Wednesday, March 29, 2006

Getting Your PR Right

Some might think the title of this post will lead them to the ultimate tips for getting media attention. It's not. It's about getting the right attention in words that will not haunt you for hours, days or months after a release is published.

A real-world truth we need to remember is writers and editors at publications we send releases to will not (in almost every case) publish what we send in its original length. They will boil down what we submit to fit the space they have. No matter how eloquent our prose they (writers and editors) have to turn 30, 60, or 100 words into about 25. That's the way it is. The ONLY way it stays just as long or gets longer is if they decide it is "story" worthy; And they are going to write the story. Not us.

So my lesson, my reminder of this truth started last September when I transmitted a press release about my firm's involvement in a very worthy cause that we had joined behind several other firms here in Southern California. In the release it included our participation as one part of many.

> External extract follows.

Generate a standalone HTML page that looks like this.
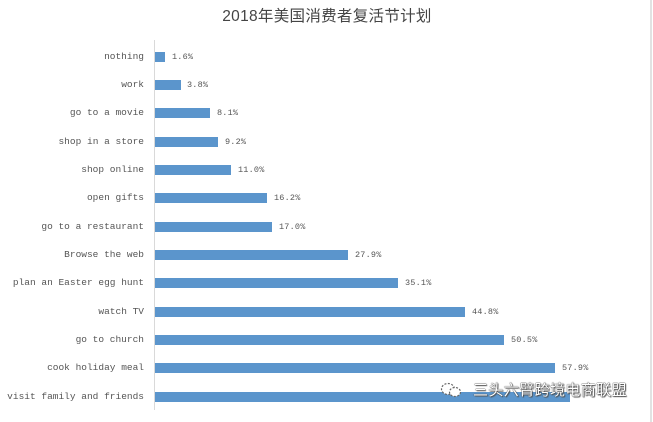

This week.... THIS week a publication ran our release (edited of course) and in its (publication writer) edited version it read like we were responsible for what this group of firms had accomplished. NOT GOOD! Now we are dealing with alienated administrators and MP's of other firms around a truly good thing we had all done together. To give credit where due; We didn't lead this group, we followed.

The short fix was to get the publication to issue a correction in the next print. Done. And some phone calls to bruised parties with apologies and telling them how we are correcting the goof in print. Done.

The long fix is to start reading my releases as edited shorts. I even have a reporter friend that I have enlisted (at no-charge thank you) to read my releases in the eyes of an editor. How would an editor take the release apart? What would they use and what would disappear?

When we craft our releases we like to shave the fine line of spin to represent the best messages... That line dissolves in the hands of a writer tasked with creating a 30 word block when we've submitted 120.

Lesson; My releases just got shorter and tighter. You?